[Work to do]: Pick out each line in these entries that contains the string "uses".

Figure scripts
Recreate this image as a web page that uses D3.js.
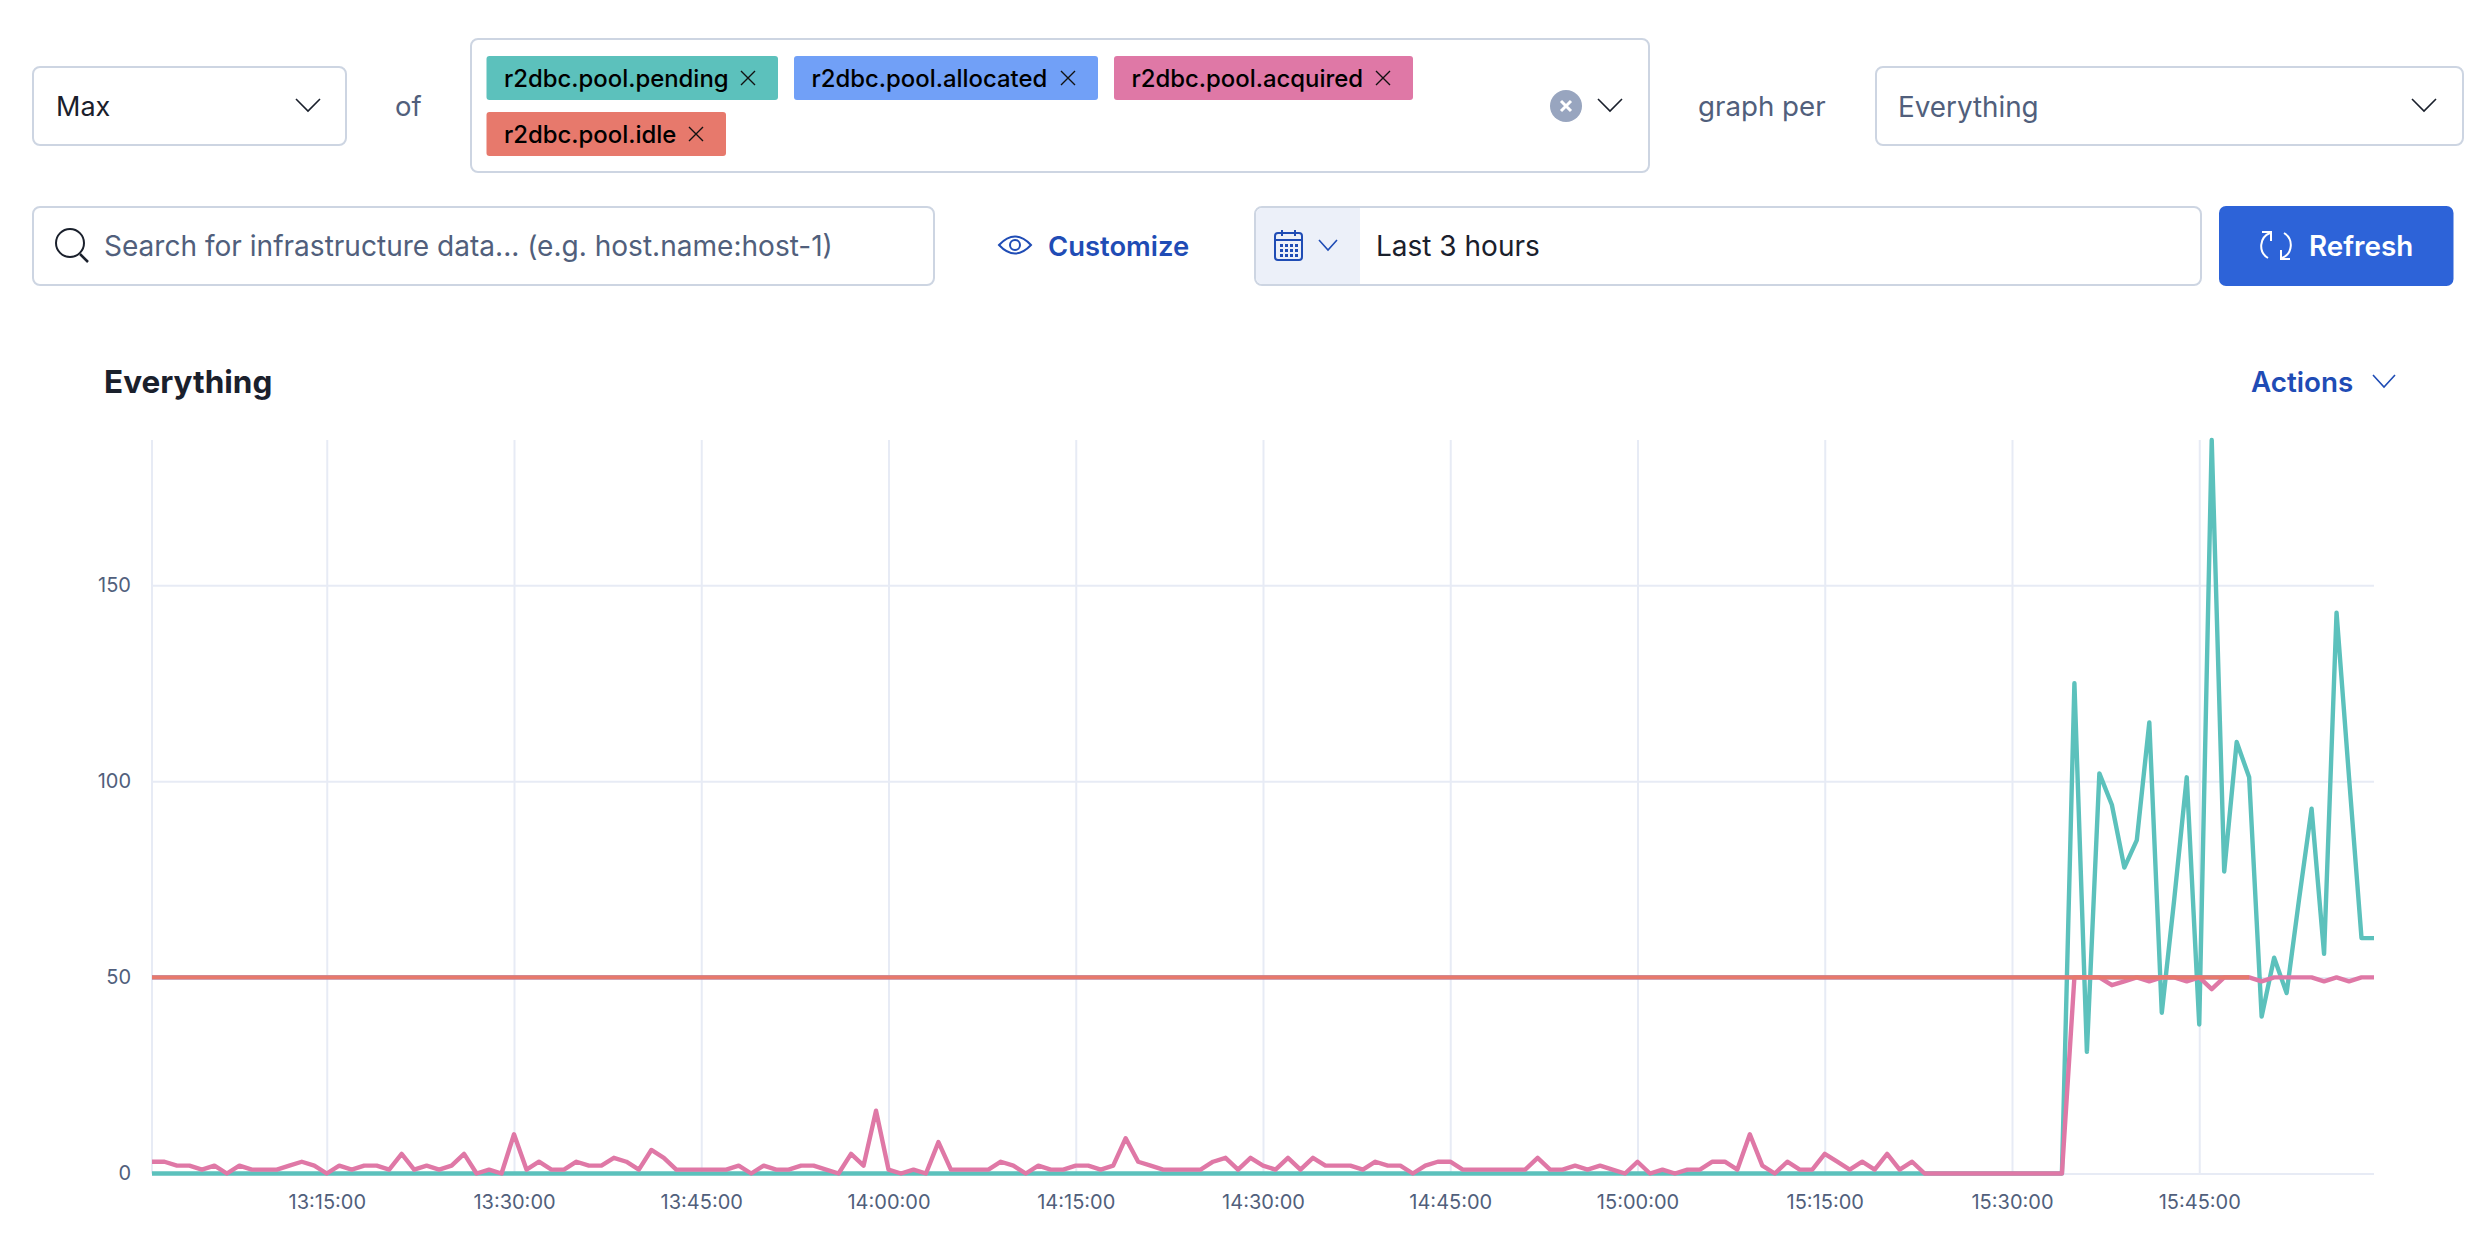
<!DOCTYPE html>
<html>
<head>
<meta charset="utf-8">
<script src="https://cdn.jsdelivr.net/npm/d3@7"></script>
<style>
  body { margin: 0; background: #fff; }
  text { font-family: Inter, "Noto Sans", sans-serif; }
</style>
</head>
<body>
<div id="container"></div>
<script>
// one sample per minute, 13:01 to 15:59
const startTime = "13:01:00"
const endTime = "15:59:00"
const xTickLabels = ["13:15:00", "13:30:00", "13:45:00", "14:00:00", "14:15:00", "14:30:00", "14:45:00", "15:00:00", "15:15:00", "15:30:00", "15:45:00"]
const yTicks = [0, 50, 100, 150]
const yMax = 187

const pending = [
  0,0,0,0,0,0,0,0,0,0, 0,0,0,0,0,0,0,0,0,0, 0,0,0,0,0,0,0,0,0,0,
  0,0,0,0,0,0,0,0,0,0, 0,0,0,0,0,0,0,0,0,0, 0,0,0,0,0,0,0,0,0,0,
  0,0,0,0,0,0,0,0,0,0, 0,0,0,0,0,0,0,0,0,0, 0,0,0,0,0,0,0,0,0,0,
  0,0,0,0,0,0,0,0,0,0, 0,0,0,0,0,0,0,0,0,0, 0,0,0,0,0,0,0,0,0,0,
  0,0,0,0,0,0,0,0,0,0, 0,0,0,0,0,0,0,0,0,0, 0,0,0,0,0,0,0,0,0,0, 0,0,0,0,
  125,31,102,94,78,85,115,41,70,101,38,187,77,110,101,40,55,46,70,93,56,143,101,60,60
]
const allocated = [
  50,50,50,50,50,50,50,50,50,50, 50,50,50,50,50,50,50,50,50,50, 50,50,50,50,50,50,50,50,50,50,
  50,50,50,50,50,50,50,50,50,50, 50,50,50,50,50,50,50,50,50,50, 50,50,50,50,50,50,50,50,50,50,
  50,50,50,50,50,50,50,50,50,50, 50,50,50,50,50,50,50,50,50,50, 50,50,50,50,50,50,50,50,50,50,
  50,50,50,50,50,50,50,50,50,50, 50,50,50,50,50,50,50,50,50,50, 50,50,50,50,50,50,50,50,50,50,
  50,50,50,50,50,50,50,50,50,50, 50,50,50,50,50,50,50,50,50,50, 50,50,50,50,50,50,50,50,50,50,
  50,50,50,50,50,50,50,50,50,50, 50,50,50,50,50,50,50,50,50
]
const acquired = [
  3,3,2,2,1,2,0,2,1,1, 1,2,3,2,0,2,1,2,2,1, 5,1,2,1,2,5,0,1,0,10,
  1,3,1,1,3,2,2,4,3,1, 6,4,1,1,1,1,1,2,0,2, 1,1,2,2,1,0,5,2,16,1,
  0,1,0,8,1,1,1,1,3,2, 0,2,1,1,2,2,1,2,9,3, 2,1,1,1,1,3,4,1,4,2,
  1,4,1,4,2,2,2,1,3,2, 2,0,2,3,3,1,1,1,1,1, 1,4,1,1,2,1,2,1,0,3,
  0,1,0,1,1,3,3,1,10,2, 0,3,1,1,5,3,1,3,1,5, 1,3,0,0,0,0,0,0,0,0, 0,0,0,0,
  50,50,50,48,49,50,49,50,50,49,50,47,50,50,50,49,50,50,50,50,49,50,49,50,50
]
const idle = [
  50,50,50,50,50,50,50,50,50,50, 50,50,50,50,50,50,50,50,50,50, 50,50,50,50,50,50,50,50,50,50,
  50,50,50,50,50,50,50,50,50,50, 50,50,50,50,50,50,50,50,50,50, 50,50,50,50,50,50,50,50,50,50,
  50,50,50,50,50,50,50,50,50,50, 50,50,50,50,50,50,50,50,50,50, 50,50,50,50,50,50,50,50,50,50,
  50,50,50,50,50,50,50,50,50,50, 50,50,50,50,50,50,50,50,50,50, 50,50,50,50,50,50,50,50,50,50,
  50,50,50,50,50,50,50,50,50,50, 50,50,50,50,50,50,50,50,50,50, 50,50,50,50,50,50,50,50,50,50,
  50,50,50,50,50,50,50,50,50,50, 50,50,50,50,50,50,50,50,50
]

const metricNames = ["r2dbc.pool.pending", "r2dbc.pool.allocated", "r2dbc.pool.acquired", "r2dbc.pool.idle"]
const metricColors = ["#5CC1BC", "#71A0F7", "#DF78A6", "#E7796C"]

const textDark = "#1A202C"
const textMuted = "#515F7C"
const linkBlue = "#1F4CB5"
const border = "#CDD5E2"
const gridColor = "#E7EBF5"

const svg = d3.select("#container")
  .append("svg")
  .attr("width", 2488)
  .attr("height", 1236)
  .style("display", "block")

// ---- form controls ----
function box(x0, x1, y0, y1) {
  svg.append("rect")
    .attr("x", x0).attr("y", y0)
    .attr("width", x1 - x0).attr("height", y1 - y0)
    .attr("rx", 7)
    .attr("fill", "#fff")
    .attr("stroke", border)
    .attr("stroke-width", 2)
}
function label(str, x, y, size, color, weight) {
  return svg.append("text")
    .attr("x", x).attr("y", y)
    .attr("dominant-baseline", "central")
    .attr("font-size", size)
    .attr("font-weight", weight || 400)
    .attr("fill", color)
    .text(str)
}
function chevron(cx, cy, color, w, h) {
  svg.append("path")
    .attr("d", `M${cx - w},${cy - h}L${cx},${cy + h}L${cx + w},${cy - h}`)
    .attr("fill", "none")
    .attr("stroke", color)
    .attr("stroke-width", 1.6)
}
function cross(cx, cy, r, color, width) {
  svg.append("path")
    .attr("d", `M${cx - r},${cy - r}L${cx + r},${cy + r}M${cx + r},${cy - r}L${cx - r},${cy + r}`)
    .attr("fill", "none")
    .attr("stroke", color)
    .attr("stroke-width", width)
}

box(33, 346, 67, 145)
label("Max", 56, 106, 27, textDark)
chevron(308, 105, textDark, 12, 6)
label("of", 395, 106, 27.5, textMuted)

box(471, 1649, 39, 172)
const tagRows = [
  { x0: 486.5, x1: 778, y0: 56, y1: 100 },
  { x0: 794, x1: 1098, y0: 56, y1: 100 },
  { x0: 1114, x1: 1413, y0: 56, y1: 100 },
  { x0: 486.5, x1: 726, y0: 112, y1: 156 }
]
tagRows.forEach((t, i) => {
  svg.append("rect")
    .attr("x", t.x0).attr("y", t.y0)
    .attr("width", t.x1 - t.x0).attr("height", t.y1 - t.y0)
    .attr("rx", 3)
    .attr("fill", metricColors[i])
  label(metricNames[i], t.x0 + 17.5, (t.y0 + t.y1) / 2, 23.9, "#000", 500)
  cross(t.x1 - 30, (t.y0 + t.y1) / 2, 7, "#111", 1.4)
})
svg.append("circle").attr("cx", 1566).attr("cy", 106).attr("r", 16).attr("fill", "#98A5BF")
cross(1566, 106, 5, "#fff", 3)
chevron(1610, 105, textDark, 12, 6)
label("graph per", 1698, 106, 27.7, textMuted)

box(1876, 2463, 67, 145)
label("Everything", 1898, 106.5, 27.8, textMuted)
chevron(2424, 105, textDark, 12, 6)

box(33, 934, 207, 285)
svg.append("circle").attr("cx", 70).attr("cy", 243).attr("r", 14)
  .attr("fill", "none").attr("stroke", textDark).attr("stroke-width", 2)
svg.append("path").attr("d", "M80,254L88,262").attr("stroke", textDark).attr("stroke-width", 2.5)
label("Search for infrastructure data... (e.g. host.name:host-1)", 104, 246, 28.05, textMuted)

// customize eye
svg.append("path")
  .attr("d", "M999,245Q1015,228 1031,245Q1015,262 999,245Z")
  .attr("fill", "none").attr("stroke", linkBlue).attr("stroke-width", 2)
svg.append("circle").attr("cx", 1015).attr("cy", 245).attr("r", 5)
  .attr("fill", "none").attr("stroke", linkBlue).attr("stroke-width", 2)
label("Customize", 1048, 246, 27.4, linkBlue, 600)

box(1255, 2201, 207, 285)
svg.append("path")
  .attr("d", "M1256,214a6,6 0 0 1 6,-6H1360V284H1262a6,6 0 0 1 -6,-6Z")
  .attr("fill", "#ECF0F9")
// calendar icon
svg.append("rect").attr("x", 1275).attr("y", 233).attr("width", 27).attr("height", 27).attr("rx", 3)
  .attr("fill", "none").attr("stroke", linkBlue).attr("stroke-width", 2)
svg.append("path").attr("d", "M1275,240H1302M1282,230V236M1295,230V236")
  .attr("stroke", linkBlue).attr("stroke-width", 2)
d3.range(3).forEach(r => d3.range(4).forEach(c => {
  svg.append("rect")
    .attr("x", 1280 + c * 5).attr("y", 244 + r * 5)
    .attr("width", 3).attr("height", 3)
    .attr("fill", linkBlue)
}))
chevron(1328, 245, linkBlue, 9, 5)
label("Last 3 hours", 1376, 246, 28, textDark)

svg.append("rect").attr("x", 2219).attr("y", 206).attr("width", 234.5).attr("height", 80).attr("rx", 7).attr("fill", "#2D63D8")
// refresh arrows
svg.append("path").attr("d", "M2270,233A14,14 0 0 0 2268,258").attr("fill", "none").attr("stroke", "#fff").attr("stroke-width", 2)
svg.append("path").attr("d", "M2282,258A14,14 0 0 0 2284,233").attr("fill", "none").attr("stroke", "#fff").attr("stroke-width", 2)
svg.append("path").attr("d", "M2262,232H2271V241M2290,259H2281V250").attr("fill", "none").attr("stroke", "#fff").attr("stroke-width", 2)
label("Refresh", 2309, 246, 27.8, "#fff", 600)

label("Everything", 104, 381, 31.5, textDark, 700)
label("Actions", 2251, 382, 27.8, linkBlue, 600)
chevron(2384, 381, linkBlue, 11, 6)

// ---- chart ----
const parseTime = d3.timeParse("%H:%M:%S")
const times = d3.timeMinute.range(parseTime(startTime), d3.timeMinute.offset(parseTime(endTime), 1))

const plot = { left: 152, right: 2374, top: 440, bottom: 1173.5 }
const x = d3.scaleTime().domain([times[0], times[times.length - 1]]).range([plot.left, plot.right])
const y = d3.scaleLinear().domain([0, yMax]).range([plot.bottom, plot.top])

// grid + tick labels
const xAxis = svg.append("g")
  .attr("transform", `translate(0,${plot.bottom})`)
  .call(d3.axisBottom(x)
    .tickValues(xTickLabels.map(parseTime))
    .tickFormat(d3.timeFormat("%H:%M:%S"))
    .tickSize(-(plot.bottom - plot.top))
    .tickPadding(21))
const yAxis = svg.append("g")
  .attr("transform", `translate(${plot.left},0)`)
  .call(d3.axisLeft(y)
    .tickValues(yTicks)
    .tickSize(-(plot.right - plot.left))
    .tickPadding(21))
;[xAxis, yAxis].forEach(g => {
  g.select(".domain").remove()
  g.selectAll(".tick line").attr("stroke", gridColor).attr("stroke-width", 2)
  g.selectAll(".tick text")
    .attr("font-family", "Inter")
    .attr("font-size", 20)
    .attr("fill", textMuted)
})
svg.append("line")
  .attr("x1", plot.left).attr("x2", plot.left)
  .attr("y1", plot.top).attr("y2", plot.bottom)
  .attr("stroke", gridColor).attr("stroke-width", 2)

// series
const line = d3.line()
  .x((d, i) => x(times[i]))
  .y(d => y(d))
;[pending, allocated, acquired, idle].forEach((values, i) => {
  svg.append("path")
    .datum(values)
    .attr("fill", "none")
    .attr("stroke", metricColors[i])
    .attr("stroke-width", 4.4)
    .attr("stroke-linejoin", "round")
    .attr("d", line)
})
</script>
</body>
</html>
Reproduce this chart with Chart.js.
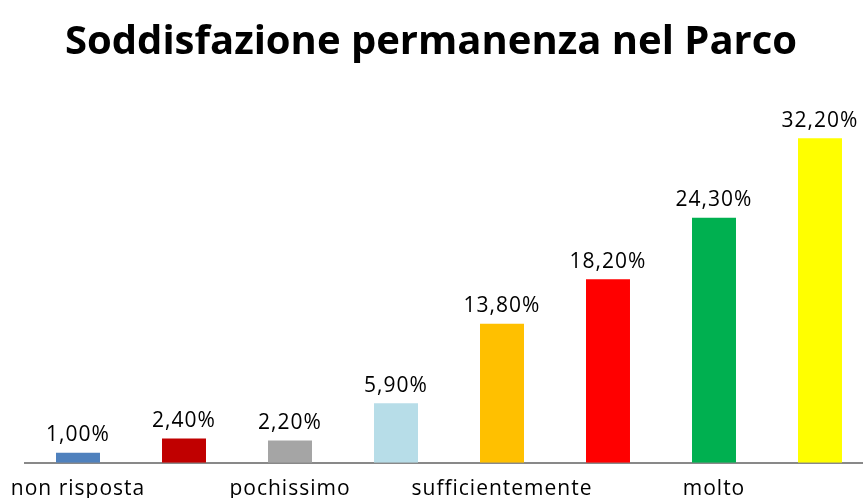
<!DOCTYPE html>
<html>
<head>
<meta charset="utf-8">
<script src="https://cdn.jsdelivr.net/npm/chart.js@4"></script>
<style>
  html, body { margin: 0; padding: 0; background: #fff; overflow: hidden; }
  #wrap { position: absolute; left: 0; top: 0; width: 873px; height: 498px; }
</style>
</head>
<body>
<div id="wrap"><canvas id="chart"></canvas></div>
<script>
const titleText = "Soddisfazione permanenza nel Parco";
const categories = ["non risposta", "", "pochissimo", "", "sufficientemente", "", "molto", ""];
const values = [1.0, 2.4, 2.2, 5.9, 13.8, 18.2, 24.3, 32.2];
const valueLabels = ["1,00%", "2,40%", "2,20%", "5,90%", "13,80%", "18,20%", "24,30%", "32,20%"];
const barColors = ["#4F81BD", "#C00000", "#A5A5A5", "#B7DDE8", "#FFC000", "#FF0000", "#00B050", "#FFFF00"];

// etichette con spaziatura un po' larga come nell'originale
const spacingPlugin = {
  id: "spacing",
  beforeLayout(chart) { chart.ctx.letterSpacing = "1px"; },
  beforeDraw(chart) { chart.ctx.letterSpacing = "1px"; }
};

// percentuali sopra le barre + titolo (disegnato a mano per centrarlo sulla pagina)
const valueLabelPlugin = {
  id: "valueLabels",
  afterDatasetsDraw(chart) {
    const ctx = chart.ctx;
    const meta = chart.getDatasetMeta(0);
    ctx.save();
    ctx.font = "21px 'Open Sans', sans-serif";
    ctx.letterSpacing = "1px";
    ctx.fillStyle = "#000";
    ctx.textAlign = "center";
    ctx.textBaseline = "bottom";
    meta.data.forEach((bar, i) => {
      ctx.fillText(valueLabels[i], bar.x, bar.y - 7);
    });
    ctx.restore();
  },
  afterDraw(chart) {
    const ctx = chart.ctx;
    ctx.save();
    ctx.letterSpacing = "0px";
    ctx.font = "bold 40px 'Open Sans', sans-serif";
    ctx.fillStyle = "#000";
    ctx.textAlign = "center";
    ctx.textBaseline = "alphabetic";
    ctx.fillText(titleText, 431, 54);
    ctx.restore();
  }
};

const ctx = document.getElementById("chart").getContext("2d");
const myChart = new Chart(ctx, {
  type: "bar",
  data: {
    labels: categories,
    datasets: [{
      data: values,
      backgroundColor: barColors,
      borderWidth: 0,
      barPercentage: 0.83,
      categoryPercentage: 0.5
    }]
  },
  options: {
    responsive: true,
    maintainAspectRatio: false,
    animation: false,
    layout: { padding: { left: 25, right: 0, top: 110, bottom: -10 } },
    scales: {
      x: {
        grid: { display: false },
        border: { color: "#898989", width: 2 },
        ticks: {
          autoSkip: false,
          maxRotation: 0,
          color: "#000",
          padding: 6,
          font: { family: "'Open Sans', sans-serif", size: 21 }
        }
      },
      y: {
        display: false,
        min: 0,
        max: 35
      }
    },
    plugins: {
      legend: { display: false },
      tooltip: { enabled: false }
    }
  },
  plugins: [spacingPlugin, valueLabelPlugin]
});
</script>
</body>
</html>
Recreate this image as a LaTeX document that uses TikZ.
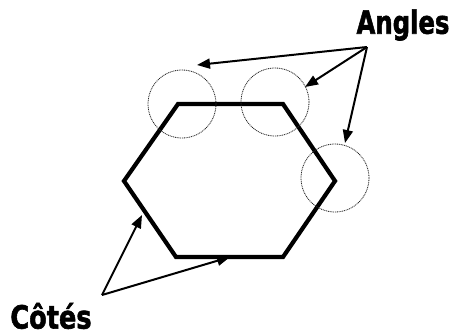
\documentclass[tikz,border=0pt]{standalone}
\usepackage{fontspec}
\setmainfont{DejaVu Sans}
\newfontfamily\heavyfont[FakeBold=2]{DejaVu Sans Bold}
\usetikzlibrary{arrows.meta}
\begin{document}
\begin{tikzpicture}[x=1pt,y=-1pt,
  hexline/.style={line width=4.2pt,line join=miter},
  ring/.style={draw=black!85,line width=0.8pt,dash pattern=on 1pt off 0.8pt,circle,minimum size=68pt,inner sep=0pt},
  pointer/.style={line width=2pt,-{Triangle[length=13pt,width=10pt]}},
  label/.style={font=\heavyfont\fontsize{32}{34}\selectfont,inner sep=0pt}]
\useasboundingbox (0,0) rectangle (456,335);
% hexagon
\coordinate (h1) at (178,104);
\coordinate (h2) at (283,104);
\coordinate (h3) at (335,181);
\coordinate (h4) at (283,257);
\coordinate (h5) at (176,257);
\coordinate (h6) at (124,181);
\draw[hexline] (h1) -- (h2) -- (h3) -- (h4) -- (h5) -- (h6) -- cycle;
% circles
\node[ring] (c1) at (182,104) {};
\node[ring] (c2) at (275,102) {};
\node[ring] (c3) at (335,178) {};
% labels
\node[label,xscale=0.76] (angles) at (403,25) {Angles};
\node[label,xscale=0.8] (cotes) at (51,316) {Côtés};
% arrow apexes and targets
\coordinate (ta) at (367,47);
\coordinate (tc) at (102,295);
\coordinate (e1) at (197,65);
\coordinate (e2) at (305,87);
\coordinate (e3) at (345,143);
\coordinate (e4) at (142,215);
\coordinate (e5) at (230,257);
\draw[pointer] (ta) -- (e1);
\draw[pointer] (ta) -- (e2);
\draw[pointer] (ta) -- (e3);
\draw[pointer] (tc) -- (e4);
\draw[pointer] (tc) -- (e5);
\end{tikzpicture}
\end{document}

[Completed exercise]:
Recreate this image as a web page that uses D3.js.
Recreate this image as a LaTeX document that uses TikZ.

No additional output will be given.